Modular downloaders aren't new to the world of malware, but a new campaign featuring modular software launched by a major criminal group is drawing the attention of threat researchers. The attacks, so far targeting Russia and the former Soviet republics of the Commonwealth of Independent States (CIS), could presage new tactics aimed at victims around the world.
Researchers at Proofpoint discovered a pair of modular downloaders this summer and noticed two unusual factors in their use. First, the loaders were conducting reconnaissance on the infected system to decide whether the full payload will be downloaded. Second, the loaders, with very small and carefully obfuscated footprints, were being launched by the Cobalt Group, a major criminal organization previously tied to activities such as ATM jackpotting and to other large criminal groups.
"This is the first time we've seen a real shift to have a number of major actors using these tiny downloaders," says Chris Dawson, threat intelligence lead at Proofpoint. The new modular downloader — dubbed "CobInt" by researchers at Group-IB for the organization launching the attack and the name of a .DLL used in the malware — is "small, it's stealthy, and it's pretty well-obfuscated," he adds. "It's difficult to detect if you don't know what you're looking for."
The process of infecting a target machine is a three-step flow, with each step adding functionality, Dawson explains. The first module is an email with an attachment carrying the initial exploit. If the exploit code, typically a .VBS exploit, can execute, it immediately sends a request for the second-stage downloader. This downloader, written in C, will do reconnaissance on the target system to determine whether certain security measures are running, the system is within a sandbox, or has qualities indicating that it might trap the malware. If the system is "clean" (from the malware's perspective), then it downloads the final payload and establishes persistence on the computer.
Each of the three modules is small and uses multiple layers of obfuscation to avoid detection. "It's unusual to see this level of obfuscation, and we've seen it three times in a row by high-profile actors," says Dawson, referring to separate campaigns researchers have found using the same modular software in the space of a few weeks.
And while the process has multiple steps, it doesn't mean that security professionals can look for the malware at their leisure. "The total time is seconds — it's very quick," Dawson says.

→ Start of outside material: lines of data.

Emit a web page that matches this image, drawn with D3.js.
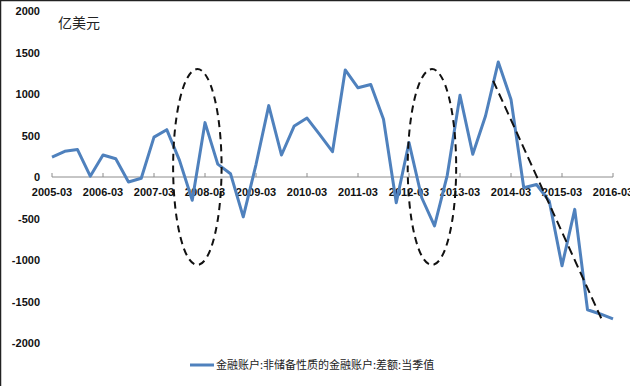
<!DOCTYPE html>
<html>
<head>
<meta charset="utf-8">
<script src="https://cdn.jsdelivr.net/npm/d3@7"></script>
<style>
  body { margin: 0; background: #fff; }
  svg { display: block; }
</style>
</head>
<body>
<svg id="chart"></svg>
<script>
// quarters 2005-03 .. 2016-03
const quarters = [];
for (let y = 2005; y <= 2016; y++) {
    ['03', '06', '09', '12'].forEach(m => {
        if (!(y === 2016 && m !== '03')) quarters.push(`${y}-${m}`);
    });
}

const values = [
    240, 310, 330, 10, 265, 220, -60, -15,
    480, 570, 200, -280, 655, 155, 40, -480,
    150, 860, 265, 615, 710, 510, 305, 1290,
    1075, 1115, 695, -310, 415, -250, -590, 20,
    985, 275, 735, 1385, 935, -130, -90, -290,
    -1070, -390, -1600, -1650, -1710
];

const yTicks = [2000, 1500, 1000, 500, 0, -500, -1000, -1500, -2000];
const xTickLabels = quarters.filter(q => q.endsWith('-03'));

const unitLabel = '亿美元';
const seriesName = '金融账户:非储备性质的金融账户:差额:当季值';

// annotation shapes, in data terms (category index, value)
const ellipses = [
    { cx: 11.4, cy: 120, rx: 1.9, ry: 1180 },
    { cx: 29.8, cy: 120, rx: 1.9, ry: 1180 }
];
const trendLine = [[34.6, 1160], [43.1, -1710]];

const width = 630, height = 386;
const margin = { top: 11, left: 52, right: 17, bottom: 43 };

const svg = d3.select('#chart')
    .attr('width', width)
    .attr('height', height);

// frame edges on top/left
svg.append('line').attr('x1', 0.5).attr('x2', 0.5).attr('y1', 0).attr('y2', height)
    .attr('stroke', '#222').attr('stroke-width', 1.5);
svg.append('line').attr('x1', 0).attr('x2', width).attr('y1', 0.5).attr('y2', 0.5)
    .attr('stroke', '#222').attr('stroke-width', 1.5);

const x = d3.scaleLinear()
    .domain([0, quarters.length - 1])
    .range([margin.left, width - margin.right]);

const y = d3.scaleLinear()
    .domain([-2000, 2000])
    .range([height - margin.bottom, margin.top]);

// y tick labels
svg.append('g')
    .selectAll('text')
    .data(yTicks)
    .enter()
    .append('text')
    .attr('x', 40)
    .attr('y', d => y(d) + 4)
    .attr('text-anchor', 'end')
    .style('font-family', 'Liberation Sans, Arial, sans-serif')
    .style('font-size', '11px')
    .style('font-weight', 'bold')
    .attr('fill', '#111')
    .text(d => d);

// x axis at zero
const xAxis = svg.append('g');
xAxis.append('line')
    .attr('x1', x(0)).attr('x2', x(quarters.length - 1))
    .attr('y1', y(0)).attr('y2', y(0))
    .attr('stroke', '#8c8c8c').attr('stroke-width', 1);

xAxis.selectAll('.tick')
    .data(xTickLabels)
    .enter()
    .append('line')
    .attr('x1', d => x(quarters.indexOf(d)))
    .attr('x2', d => x(quarters.indexOf(d)))
    .attr('y1', y(0) - 4)
    .attr('y2', y(0))
    .attr('stroke', '#8c8c8c');

xAxis.selectAll('text')
    .data(xTickLabels)
    .enter()
    .append('text')
    .attr('x', d => x(quarters.indexOf(d)))
    .attr('y', y(0) + 19)
    .attr('text-anchor', 'middle')
    .style('font-family', 'Liberation Sans, Arial, sans-serif')
    .style('font-size', '11px')
    .style('font-weight', 'bold')
    .attr('fill', '#111')
    .text(d => d);

// unit label
svg.append('text')
    .attr('x', 58)
    .attr('y', 28)
    .style('font-family', 'Noto Sans CJK SC, sans-serif')
    .style('font-size', '14px')
    .attr('fill', '#222')
    .text(unitLabel);

// series line
const line = d3.line()
    .x((d, i) => x(i))
    .y(d => y(d));

svg.append('path')
    .datum(values)
    .attr('d', line)
    .attr('fill', 'none')
    .attr('stroke', '#4f81bd')
    .attr('stroke-width', 3)
    .attr('stroke-linejoin', 'round');

// dashed annotations
svg.append('g')
    .selectAll('ellipse')
    .data(ellipses)
    .enter()
    .append('ellipse')
    .attr('cx', d => x(d.cx))
    .attr('cy', d => y(d.cy))
    .attr('rx', d => x(d.rx) - x(0))
    .attr('ry', d => y(0) - y(d.ry))
    .attr('fill', 'none')
    .attr('stroke', '#111')
    .attr('stroke-width', 2)
    .attr('stroke-dasharray', '7,5');

svg.append('line')
    .attr('x1', x(trendLine[0][0])).attr('y1', y(trendLine[0][1]))
    .attr('x2', x(trendLine[1][0])).attr('y2', y(trendLine[1][1]))
    .attr('stroke', '#111')
    .attr('stroke-width', 2)
    .attr('stroke-dasharray', '9,5');

// legend
const legend = svg.append('g');
legend.append('line')
    .attr('x1', 190).attr('x2', 214)
    .attr('y1', 365).attr('y2', 365)
    .attr('stroke', '#4f81bd').attr('stroke-width', 3);
legend.append('text')
    .attr('x', 216)
    .attr('y', 369)
    .style('font-family', 'Noto Sans CJK SC, sans-serif')
    .style('font-size', '11px')
    .attr('fill', '#222')
    .text(seriesName);
</script>
</body>
</html>
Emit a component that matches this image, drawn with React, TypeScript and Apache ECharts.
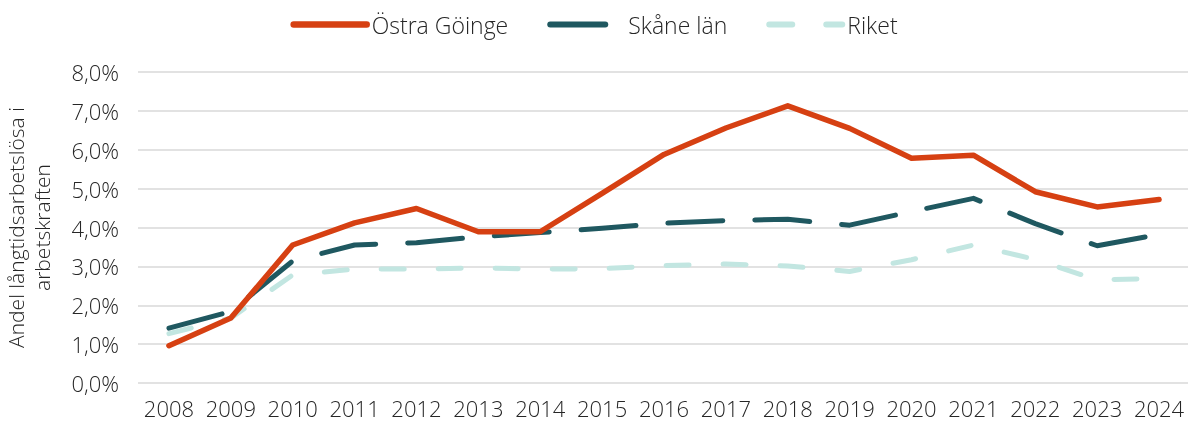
import React, { useEffect, useRef } from "react";
import * as echarts from "echarts";

const years = ["2008","2009","2010","2011","2012","2013","2014","2015","2016","2017","2018","2019","2020","2021","2022","2023","2024"];
const ostraGoinge = [0.96,1.67,3.55,4.12,4.49,3.89,3.89,4.88,5.88,6.56,7.13,6.55,5.78,5.86,4.92,4.53,4.72];
const skaneLan = [1.41,1.84,3.14,3.55,3.61,3.76,3.87,3.98,4.11,4.18,4.21,4.06,4.41,4.75,4.10,3.53,3.82];
const riket = [1.27,1.67,2.78,2.93,2.93,2.96,2.93,2.94,3.02,3.06,3.01,2.87,3.17,3.55,3.18,2.65,2.69];

const FONT = "'Open Sans'";
const TXT = "#262626";
const C_OG = "#D64012";
const C_SK = "#1F5860";
const C_RI = "#C2E6E1";
const DASH_SK = [55, 32];
const DASH_RI = [23, 34];

export default function App() {
  const ref = useRef<HTMLDivElement>(null);
  useEffect(() => {
    const chart = echarts.init(ref.current!, null, { renderer: "svg" });
    chart.setOption({
      animation: false,
      textStyle: { fontFamily: FONT, fontWeight: 300, color: TXT },
      legend: {
        top: 8,
        left: "center",
        itemWidth: 73,
        itemHeight: 14,
        itemGap: 39,
        itemStyle: { opacity: 0 },
        lineStyle: { width: 6, cap: "round" },
        textStyle: { fontSize: 23, fontFamily: FONT, fontWeight: 300, color: TXT },
        data: [
          { name: "Östra Göinge", lineStyle: { width: 6.5, color: C_OG, type: "solid", cap: "round" } },
          { name: "Skåne län", lineStyle: { width: 6, color: C_SK, type: DASH_SK, cap: "round" } },
          { name: "Riket", lineStyle: { width: 6, color: C_RI, type: DASH_RI, cap: "round" } },
        ],
      },
      grid: { left: 138, right: -2, top: 72, bottom: 40, containLabel: false, outerBoundsMode: "none" },
      xAxis: {
        type: "category",
        data: years,
        boundaryGap: true,
        axisLine: { show: false },
        axisTick: { show: false },
        axisLabel: { interval: 0, fontSize: 22, color: TXT, margin: 14, fontFamily: FONT, fontWeight: 300 },
      },
      yAxis: {
        type: "value",
        min: 0,
        max: 8,
        interval: 1,
        name: "Andel långtidsarbetslösa i\narbetskraften",
        nameLocation: "middle",
        nameRotate: 90,
        nameGap: 83,
        nameTextStyle: { fontSize: 21, color: TXT, fontFamily: FONT, fontWeight: 300, lineHeight: 26 },
        axisLabel: {
          fontSize: 22,
          color: TXT,
          margin: 19,
          fontFamily: FONT,
          fontWeight: 300,
          formatter: (v: number) => v.toFixed(1).replace(".", ",") + "%",
        },
        splitLine: { lineStyle: { color: "#d9d9d9", width: 1.5 } },
      },
      series: [
        {
          name: "Östra Göinge",
          type: "line",
          data: ostraGoinge,
          symbol: "none",
          z: 3,
          itemStyle: { color: C_OG },
          lineStyle: { color: C_OG, width: 5.5, cap: "round", join: "round" },
        },
        {
          name: "Skåne län",
          type: "line",
          data: skaneLan,
          symbol: "none",
          z: 2,
          itemStyle: { color: C_SK },
          lineStyle: { color: C_SK, width: 5, type: DASH_SK, cap: "round", join: "round" },
        },
        {
          name: "Riket",
          type: "line",
          data: riket,
          symbol: "none",
          z: 1,
          itemStyle: { color: C_RI },
          lineStyle: { color: C_RI, width: 5, type: DASH_RI, cap: "round", join: "round" },
        },
      ],
    });
    return () => chart.dispose();
  }, []);
  return <div ref={ref} style={{ position: "fixed", left: 0, top: 0, width: 1188, height: 423 }} />;
}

So far, the specific code in use is particular to one criminal organization, and Dawson thinks it will stay that way. "This is likely going to remain a Cobalt Group tool. Aside from using Cobalt Strike, which is a readily available tool, they use custom software," he explains.
But in the world of criminal IT activity, the Cobalt Group's success will be noticed. "We've seen these techniques spreading through other groups," Dawson says. "We see a group that tends to be a good barometer using the technique, and if TA505 is using this, it indicates that others with follow in their wake."
Asked whether he sees these campaigns spreading outside the CIS states, Dawson points out that they are, so far, very specific. "In general, it's Russian language [phishing] hitting organizations in the region," he says. But there's no technical reason that another group can't adopt the technique — if not the actual code — for use anywhere in the world.